1. i am growing a Brexit beard, to infuriate the Left. At the moment i look like i just got out of prison and am in the mood for love, i predict that in another fortnight i will look like a full-on Muslim and end up accidentally drawn into a Jihaddist rape cell, by my beard. The bile spewed out by the white liberal Bremain losers is amusing unto my beard, and i find some of my more Leftie colleagues avoid talking to me now, fearing no doubt my propensity to fascist manliness, and my beard. i almost wish i had more English colleagues so i could smile as they mumble angrily and avoid eye contact; as it is, i have mostly only American colleagues so must content myself with remarks such as “of course, i will vote for Trump” and “didn’t Hilary Clinton rape an intern with a cigar?” – but that isn’t really the same, since i don’t care who wins the US elections.

2. In addition to beard development, i have been watching the footballs, some kind of European version of the World Cup.
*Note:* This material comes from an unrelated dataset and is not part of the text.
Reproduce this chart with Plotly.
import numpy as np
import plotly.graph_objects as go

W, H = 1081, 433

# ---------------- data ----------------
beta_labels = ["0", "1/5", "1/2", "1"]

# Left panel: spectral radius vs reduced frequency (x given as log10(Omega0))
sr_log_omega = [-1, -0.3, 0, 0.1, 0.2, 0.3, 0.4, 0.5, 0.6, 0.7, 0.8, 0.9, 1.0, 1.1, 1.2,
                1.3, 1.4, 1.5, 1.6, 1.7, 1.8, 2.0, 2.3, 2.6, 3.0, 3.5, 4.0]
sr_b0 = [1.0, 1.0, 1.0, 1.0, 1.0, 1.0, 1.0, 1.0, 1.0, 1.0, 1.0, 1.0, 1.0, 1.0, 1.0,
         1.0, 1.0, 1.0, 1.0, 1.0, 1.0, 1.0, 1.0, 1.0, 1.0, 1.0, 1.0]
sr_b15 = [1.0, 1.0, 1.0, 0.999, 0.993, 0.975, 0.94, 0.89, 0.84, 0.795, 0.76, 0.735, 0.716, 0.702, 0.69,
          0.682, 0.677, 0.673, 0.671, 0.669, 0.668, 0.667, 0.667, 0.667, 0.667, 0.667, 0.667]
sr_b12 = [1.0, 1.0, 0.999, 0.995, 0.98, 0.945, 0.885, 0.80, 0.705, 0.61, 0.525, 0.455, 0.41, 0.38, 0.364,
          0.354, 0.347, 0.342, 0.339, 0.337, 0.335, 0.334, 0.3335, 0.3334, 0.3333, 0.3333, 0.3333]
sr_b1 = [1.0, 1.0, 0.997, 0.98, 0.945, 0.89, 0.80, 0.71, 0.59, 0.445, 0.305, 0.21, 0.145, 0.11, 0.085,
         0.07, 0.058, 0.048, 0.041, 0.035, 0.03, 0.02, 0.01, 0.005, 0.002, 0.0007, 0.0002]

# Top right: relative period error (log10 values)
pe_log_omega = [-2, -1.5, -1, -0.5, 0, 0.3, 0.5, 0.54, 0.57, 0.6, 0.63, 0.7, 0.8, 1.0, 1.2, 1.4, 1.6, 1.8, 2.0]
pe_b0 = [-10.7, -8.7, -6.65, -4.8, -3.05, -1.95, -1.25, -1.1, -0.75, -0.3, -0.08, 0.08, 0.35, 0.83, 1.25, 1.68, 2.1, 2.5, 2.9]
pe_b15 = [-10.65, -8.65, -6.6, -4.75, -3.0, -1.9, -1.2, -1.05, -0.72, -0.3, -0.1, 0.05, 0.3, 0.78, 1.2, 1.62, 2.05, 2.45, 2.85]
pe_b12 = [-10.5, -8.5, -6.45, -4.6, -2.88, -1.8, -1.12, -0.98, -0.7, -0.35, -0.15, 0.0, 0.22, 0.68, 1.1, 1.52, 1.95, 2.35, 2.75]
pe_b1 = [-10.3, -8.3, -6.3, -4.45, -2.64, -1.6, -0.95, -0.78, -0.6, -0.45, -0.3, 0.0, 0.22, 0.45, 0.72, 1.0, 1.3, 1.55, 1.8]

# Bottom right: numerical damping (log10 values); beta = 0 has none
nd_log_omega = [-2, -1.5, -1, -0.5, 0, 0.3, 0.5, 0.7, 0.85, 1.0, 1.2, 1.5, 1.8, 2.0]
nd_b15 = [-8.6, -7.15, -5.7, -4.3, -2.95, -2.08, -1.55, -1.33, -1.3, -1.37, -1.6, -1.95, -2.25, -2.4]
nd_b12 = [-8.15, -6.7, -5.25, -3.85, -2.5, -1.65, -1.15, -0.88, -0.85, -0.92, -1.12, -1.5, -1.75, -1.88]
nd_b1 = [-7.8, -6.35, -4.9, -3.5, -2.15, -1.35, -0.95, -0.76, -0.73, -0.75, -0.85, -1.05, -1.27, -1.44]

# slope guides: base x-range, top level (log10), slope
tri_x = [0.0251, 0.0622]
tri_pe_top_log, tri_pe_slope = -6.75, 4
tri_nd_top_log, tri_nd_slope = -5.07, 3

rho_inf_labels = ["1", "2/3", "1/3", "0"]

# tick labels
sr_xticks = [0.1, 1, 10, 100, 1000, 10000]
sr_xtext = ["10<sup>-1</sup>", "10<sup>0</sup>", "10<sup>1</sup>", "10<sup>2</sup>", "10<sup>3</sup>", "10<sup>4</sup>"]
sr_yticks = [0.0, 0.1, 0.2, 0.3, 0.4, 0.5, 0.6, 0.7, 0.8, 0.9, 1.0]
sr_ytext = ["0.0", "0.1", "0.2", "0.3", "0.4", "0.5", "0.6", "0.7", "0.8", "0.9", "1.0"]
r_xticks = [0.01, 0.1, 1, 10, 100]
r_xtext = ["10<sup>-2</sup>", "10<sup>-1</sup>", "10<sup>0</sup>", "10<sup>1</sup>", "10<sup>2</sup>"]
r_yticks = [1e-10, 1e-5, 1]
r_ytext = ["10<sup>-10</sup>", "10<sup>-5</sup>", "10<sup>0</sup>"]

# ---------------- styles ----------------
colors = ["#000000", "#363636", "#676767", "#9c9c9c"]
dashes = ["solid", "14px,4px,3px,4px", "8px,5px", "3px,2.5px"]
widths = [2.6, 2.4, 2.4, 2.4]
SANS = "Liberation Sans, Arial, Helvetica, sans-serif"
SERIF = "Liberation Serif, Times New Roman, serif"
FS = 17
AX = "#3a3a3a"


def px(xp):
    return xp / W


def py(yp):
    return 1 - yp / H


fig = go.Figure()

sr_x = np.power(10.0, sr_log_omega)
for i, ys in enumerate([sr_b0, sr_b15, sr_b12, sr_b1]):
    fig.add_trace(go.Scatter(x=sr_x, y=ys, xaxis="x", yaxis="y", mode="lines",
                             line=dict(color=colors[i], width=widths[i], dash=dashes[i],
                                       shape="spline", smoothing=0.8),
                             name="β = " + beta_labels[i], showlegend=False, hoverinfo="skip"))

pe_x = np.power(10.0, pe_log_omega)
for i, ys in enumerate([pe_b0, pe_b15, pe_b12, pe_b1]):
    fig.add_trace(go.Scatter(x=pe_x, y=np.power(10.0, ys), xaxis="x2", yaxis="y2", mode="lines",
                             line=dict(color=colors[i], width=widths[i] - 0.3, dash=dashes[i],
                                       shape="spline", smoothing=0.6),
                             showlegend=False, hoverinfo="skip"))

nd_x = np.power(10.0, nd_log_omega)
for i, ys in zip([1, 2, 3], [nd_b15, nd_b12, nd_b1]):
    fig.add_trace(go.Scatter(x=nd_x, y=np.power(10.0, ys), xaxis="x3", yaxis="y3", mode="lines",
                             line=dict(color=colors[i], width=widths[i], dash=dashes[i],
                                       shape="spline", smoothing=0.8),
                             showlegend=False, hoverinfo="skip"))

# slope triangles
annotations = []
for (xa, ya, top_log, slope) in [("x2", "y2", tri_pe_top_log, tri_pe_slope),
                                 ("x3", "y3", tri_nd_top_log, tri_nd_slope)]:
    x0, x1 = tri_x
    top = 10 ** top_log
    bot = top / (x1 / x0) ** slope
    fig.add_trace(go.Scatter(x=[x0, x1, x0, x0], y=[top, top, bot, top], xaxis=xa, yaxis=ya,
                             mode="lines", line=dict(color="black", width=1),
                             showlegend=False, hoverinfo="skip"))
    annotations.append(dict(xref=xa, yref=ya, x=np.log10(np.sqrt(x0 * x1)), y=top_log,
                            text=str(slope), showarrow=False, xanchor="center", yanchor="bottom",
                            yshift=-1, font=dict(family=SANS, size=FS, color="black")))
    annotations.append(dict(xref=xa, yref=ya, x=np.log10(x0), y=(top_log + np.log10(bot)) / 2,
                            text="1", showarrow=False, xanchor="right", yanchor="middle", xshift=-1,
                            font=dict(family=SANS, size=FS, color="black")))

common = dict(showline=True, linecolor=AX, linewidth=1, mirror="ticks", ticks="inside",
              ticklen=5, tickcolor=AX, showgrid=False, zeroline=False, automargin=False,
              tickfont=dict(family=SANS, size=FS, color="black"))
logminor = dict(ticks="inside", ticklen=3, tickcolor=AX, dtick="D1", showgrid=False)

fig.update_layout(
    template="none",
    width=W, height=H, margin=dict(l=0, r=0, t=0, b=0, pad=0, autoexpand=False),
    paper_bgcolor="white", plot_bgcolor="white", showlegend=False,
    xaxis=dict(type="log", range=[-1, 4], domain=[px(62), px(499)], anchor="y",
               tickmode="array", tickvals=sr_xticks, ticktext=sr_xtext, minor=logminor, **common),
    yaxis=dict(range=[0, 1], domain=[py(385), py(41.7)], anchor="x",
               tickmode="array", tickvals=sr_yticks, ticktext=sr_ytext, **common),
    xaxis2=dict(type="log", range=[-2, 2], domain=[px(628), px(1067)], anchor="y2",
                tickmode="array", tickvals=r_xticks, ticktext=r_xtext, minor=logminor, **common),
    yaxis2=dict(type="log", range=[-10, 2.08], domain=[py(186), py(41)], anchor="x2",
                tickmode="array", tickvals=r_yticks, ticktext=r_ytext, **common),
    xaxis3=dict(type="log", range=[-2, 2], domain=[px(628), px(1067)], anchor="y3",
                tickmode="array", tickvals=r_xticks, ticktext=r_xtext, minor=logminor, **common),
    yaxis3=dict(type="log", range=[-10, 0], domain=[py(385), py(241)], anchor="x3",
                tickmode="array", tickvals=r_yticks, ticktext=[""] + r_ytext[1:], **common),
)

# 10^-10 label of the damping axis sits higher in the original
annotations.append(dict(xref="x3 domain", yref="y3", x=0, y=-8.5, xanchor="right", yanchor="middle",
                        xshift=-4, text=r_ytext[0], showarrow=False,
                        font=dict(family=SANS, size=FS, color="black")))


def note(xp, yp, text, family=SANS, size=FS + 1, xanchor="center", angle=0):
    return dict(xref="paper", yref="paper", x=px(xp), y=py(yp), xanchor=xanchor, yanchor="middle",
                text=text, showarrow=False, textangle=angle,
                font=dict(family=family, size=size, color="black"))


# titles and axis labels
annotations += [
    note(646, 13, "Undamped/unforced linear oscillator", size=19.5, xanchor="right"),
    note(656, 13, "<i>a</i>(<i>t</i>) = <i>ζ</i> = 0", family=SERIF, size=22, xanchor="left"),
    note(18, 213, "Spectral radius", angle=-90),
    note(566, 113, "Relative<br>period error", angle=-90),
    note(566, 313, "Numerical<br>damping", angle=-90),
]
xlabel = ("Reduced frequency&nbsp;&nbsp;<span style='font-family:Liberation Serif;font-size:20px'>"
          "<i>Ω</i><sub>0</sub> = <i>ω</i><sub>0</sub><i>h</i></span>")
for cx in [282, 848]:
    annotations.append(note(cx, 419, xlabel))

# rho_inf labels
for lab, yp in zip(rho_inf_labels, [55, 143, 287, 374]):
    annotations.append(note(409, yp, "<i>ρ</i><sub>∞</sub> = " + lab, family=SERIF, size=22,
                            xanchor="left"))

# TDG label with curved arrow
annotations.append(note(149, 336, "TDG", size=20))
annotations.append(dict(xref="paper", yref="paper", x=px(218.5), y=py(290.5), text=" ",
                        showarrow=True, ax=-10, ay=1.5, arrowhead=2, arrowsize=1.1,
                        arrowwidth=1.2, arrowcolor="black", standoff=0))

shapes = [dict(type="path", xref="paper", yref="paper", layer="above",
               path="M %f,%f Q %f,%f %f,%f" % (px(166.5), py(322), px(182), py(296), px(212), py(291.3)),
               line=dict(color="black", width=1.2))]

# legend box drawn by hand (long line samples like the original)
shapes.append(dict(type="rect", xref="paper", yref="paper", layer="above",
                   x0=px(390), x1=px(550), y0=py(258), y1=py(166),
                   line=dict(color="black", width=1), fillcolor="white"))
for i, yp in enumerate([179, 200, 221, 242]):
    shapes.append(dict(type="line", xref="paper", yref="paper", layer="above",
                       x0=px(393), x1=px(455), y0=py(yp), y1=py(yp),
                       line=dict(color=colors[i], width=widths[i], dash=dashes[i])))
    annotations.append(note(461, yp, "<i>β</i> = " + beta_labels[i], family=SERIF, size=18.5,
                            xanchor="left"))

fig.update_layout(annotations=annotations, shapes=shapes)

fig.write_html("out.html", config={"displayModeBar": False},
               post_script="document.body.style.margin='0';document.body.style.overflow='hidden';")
Amusing that some of the Bremain camp thought England would have to leave this footballs in the event of Brexit (though i presume this was just a joke).  However, i do find it bizarre that people think being European, liking European culture (or at least preferring it to American, Chinese, 3rd World Islam etc.) means you have to fanatically support a political system of unaccountable bureaucrats who call themselves “the European Union.” Here’s an analogy for you: i like whisky, therefore i have to join the Scottish Whisky Association. Here’s another analogy: i like Durham Cathedral, Dante, Haydn, therefore i have to become a Roman Catholic, pay church tax, and if anyone tries to leave the Church i must attack him and blame him for everything bad that happens to anyone thereafter. If i say, “no, i’m not actually a Christian” then i can no longer go to Italy, can no longer read Dante, or listen to Haydn. Or, to use Daniel Hannan’s analogy, i like football therefore i must support Fifa.

3. Footballs are generally tedious and wearying. England, as in every World European Cup, are listless and petulant and my predictions are now: England will get knocked out either by Iceland tonight, or in the next round; in the end it will come down to Germany, Belgium, or France. i have some ideas on how to enliven the game, however:

i) Second ball to be tossed onto the pitch for 10 minutes whenever the game gets too dull; goals can now be scored with either ball.

ii) Coaches to be able to run onto the pitch and play for 2 minutes per game, randomly determined – however, they must wear their usual clothes.

iii) Dance off between opposing teams to determine the result in the event of a draw.

But i’m no expert: i often wonder why the goalie, since he can legally carry the ball, can’t just walk towards the enemy, surrounded by a phalanx of players to fight off the other team, and then toss it into the goal. i presume someone has created a rule to prevent this, alas – fucking EU again.